On Friday, March 1, The School of Performing Arts (SPA) debuted “Into The Woods” in Hauck Auditorium. The show ran for two weeks, closing on March 10. Under the directions of Amiee Turner and musical direction of Cindy Sambrano, the vibrant cast of SPA students transported their audience into the woods.
“Into The Woods” debuted on Broadway in 1987 and gained popularity through mystical theatrics while competing with classics such as “Phantom Of The Opera.” In 2014, the musical was adapted into a film starring Meryl Streep and Maine native, Anna Kendrick. The film earned three Academy Award nominations for Best Costume Design, Best Production Design and Best Supporting Actress (Meryl Streep).
Written by Stephen Sondheim and James Lepine, “Into The Woods” is set at the intersection of your favorite Brothers Grimm and Charles Perrault fairy tales. The musical follows a baker and his wife who long to have a baby; a boy named Jack and his best friend, a cow; Cinderella who wishes to attend the royal festival; Little Red Riding Hood on her quest to Grandma’s house; and a witch whose curse ties these stories together. When the witch promises to lift the curse of childlessness from the baker and his wife in exchange for four random items, their search takes them into the dark and mysterious woods.
Separately, these characters enter the woods to fulfill their wishes. Unbeknownst to them, their stories soon intertwine. The characters unknowingly work together to fulfill each other’s wishes, but not without sacrifice.

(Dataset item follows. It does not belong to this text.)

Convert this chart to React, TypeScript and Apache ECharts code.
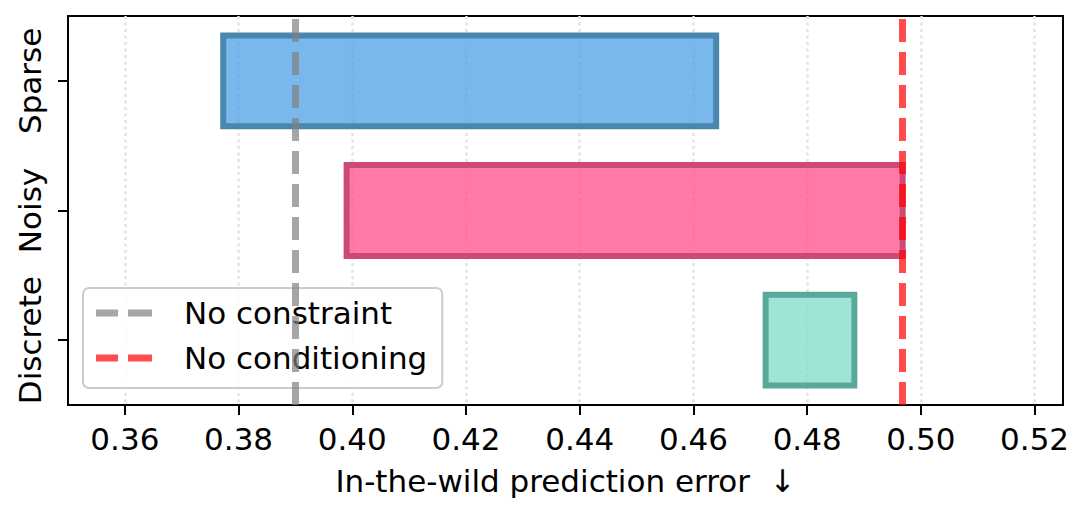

No character leaves the woods unchanged — if they survive the woods at all.
“My favorite scene in the show that I am in is probably the Act II opening. To see the Stepmother’s character take such a turn once Cinderella becomes a princess is a refreshing change to how she usually treated her,” Delaney Woodward, a third-year student playing the role of Stepmother, said.

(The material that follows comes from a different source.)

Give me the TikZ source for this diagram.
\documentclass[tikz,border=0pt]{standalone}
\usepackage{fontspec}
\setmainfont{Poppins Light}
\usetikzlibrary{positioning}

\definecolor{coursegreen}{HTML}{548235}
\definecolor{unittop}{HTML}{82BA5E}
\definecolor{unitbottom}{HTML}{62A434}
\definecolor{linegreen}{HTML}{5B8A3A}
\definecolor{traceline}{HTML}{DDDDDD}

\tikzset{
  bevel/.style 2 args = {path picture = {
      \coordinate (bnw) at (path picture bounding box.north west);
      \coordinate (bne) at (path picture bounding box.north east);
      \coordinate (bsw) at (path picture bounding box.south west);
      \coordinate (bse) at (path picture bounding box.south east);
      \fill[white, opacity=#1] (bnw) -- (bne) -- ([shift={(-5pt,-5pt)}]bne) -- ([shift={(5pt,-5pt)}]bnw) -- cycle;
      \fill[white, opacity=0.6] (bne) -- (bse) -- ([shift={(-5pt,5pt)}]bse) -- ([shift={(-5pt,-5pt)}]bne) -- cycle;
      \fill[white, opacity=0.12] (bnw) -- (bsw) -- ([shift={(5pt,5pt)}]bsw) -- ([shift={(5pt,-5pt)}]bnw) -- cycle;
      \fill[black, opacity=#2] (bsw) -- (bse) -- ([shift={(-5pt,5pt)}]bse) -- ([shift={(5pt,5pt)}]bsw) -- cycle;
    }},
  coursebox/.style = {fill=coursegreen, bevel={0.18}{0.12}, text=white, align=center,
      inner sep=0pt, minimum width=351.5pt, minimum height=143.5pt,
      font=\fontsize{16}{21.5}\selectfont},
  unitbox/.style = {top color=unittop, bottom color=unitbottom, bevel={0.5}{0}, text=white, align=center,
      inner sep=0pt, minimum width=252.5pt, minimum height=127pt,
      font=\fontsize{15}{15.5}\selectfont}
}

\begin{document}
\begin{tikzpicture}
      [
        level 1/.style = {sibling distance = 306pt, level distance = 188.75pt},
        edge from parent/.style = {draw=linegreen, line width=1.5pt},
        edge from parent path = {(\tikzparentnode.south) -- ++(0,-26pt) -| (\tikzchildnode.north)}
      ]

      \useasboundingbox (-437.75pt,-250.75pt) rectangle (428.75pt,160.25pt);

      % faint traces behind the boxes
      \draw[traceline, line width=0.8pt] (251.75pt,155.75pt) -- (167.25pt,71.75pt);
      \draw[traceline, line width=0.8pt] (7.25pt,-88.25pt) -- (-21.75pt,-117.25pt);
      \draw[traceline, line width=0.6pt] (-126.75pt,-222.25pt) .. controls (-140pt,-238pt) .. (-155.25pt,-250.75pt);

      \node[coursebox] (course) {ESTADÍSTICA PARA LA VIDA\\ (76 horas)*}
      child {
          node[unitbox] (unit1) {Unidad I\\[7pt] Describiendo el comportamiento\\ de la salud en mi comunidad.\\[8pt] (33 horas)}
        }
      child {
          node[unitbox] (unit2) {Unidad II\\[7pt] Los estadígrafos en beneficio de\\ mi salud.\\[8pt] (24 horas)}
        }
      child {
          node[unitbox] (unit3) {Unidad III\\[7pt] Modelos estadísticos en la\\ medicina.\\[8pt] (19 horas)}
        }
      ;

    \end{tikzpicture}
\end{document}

After auditions for the production in late November 2018, the cast, crew and live orchestra worked hard over three months to produce and perfect the show. The whimsical nature of the story almost makes one forget the serious rehearsal time committed by each member of the production.
“We have put in countless hours on and off the stage to make sure that we can present our best to the audience,” Woodward said. “The process of putting this show on was not without some bumps in the road, but with a cast and crew as great at this I am not surprised we overcame any challenges we faced.”
The cast made use of trap doors, moving props and a dynamic set to supplement the magic of the story. The set was constructed over the Hauck Auditorium stage, expanding right up to the front row of seats by adding a well. A live orchestra accompanied the actors’ voices while also creating the sounds for dropping beans or the witch’s magic.
Each story starts with a wish: a wish for a child, for a cow that produces milk, or a magical night at the festival. However, a trip into the woods teaches us to be careful what we wish for.